* **Direction**: From the very first line of the data to the line containing "plt.rcParams['ytick.direction'] = 'in'", retype everything exactly, leaving the pictures behind.

-- Data lines start --

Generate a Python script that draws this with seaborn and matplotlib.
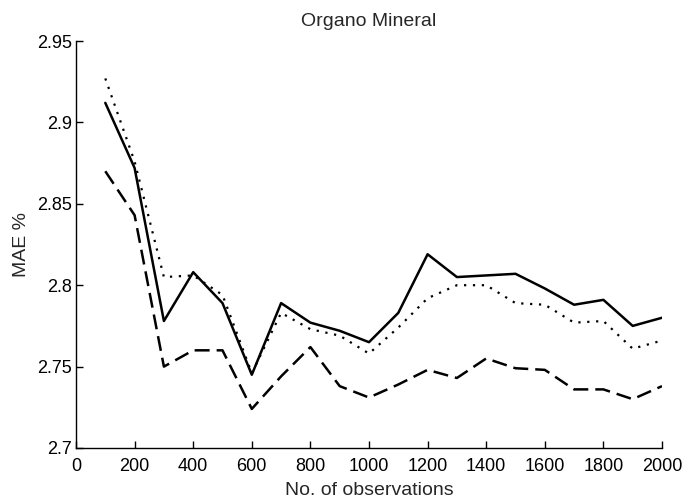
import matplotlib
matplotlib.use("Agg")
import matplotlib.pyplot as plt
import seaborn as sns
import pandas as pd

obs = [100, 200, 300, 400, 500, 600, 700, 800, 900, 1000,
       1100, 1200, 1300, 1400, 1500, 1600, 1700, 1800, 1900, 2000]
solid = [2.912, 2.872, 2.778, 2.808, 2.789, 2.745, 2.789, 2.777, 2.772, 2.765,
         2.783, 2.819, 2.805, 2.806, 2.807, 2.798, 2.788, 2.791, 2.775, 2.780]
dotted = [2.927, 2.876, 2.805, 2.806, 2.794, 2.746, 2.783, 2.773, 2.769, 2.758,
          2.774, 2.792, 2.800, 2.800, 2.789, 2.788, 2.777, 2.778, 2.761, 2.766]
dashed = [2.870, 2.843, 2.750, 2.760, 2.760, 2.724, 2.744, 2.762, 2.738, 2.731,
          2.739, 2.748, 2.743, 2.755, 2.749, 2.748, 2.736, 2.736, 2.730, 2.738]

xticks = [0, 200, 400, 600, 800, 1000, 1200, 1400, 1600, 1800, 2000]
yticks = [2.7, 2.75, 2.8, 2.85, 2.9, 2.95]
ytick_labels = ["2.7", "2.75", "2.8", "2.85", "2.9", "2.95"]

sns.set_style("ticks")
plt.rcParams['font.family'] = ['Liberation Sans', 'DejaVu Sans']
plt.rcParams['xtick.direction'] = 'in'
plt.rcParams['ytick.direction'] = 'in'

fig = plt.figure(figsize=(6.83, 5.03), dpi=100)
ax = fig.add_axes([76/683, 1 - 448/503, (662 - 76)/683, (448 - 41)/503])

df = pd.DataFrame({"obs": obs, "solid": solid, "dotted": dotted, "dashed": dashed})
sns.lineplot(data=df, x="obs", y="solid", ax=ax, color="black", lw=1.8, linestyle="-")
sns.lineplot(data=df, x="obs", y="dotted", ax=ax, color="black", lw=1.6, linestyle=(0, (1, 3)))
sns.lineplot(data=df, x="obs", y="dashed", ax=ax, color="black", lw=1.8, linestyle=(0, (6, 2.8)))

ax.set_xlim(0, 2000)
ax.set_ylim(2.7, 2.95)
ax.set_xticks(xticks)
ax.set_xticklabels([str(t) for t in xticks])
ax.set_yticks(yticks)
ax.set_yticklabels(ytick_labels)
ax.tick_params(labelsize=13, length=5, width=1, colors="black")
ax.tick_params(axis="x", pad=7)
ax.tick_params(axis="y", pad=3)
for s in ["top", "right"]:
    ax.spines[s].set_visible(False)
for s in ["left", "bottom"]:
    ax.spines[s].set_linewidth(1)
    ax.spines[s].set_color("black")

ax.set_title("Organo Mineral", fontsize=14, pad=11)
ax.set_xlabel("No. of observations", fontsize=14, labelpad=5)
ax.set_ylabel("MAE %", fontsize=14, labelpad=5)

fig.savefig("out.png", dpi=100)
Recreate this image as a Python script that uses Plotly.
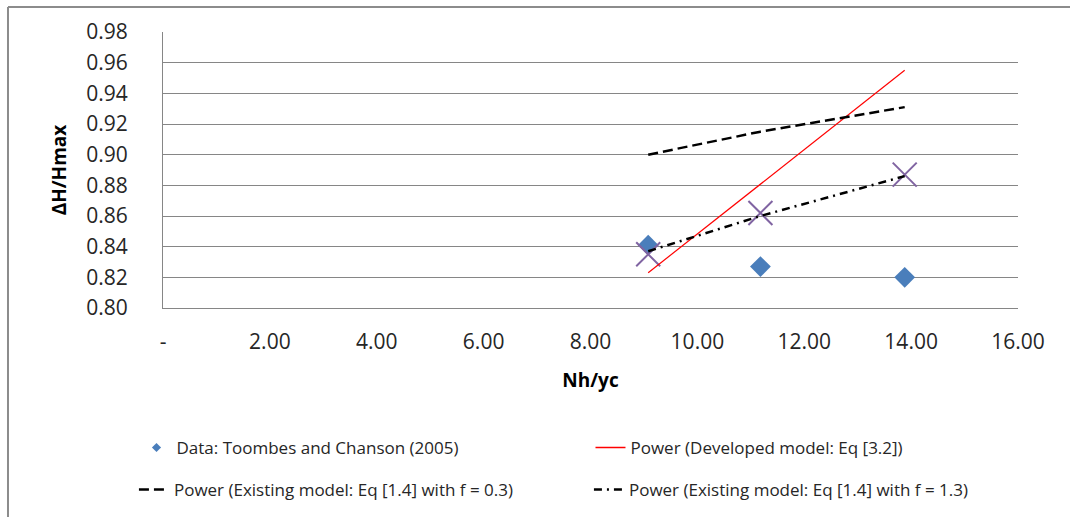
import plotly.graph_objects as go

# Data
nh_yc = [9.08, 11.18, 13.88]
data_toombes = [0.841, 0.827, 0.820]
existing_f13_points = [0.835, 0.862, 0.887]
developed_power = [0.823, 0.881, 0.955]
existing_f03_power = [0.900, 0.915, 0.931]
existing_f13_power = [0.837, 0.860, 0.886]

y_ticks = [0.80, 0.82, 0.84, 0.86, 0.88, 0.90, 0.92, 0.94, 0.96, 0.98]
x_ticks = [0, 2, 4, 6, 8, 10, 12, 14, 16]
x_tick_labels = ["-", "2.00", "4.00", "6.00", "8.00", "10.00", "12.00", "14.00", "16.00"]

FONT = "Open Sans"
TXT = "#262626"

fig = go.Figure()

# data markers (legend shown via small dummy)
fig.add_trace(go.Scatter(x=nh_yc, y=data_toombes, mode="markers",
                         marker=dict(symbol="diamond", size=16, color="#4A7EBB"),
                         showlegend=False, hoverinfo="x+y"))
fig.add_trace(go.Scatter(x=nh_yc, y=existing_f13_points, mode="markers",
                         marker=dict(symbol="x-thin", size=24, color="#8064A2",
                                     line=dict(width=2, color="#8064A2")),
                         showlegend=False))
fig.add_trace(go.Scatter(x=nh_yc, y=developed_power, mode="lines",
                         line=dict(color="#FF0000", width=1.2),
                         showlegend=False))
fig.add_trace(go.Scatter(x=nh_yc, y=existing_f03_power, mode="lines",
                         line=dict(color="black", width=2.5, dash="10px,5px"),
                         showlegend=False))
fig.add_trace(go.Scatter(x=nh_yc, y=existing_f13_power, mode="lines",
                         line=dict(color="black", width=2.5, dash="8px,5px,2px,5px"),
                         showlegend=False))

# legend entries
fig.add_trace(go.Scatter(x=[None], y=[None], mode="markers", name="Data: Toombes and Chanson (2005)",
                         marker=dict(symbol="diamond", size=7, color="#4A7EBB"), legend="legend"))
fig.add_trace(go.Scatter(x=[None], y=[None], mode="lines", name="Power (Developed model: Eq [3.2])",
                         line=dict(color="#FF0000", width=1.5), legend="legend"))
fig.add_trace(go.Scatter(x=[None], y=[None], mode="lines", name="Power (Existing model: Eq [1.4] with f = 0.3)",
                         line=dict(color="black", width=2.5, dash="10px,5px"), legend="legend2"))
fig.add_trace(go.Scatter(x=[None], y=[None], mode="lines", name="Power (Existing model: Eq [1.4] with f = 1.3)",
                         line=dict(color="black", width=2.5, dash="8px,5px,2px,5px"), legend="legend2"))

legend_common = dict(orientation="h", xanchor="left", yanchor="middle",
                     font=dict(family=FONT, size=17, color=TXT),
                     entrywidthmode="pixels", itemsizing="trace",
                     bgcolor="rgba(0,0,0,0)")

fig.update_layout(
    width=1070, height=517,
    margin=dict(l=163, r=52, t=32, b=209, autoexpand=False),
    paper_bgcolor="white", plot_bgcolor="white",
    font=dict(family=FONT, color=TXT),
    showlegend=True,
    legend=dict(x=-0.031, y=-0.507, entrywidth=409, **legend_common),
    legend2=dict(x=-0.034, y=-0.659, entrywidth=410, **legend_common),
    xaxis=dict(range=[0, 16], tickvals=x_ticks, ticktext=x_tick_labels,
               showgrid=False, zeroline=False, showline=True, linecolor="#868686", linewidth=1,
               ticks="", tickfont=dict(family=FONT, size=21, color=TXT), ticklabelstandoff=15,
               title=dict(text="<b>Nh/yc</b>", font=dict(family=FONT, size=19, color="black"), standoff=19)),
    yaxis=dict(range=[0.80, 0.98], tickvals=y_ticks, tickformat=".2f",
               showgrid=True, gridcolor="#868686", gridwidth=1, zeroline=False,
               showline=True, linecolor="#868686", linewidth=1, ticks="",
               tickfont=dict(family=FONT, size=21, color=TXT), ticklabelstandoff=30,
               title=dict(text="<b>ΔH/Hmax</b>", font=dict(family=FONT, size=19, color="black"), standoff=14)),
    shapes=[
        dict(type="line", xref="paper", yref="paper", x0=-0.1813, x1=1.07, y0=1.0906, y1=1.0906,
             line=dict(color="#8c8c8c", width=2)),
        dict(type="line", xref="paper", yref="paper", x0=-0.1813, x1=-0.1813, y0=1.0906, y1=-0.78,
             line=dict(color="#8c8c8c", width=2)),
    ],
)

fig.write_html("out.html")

-- Data lines end --

* **Finished exercise**:
Generate a Python script that draws this with seaborn and matplotlib.
import matplotlib
matplotlib.use("Agg")
import matplotlib.pyplot as plt
import seaborn as sns
import pandas as pd

obs = [100, 200, 300, 400, 500, 600, 700, 800, 900, 1000,
       1100, 1200, 1300, 1400, 1500, 1600, 1700, 1800, 1900, 2000]
solid = [2.912, 2.872, 2.778, 2.808, 2.789, 2.745, 2.789, 2.777, 2.772, 2.765,
         2.783, 2.819, 2.805, 2.806, 2.807, 2.798, 2.788, 2.791, 2.775, 2.780]
dotted = [2.927, 2.876, 2.805, 2.806, 2.794, 2.746, 2.783, 2.773, 2.769, 2.758,
          2.774, 2.792, 2.800, 2.800, 2.789, 2.788, 2.777, 2.778, 2.761, 2.766]
dashed = [2.870, 2.843, 2.750, 2.760, 2.760, 2.724, 2.744, 2.762, 2.738, 2.731,
          2.739, 2.748, 2.743, 2.755, 2.749, 2.748, 2.736, 2.736, 2.730, 2.738]

xticks = [0, 200, 400, 600, 800, 1000, 1200, 1400, 1600, 1800, 2000]
yticks = [2.7, 2.75, 2.8, 2.85, 2.9, 2.95]
ytick_labels = ["2.7", "2.75", "2.8", "2.85", "2.9", "2.95"]

sns.set_style("ticks")
plt.rcParams['font.family'] = ['Liberation Sans', 'DejaVu Sans']
plt.rcParams['xtick.direction'] = 'in'
plt.rcParams['ytick.direction'] = 'in'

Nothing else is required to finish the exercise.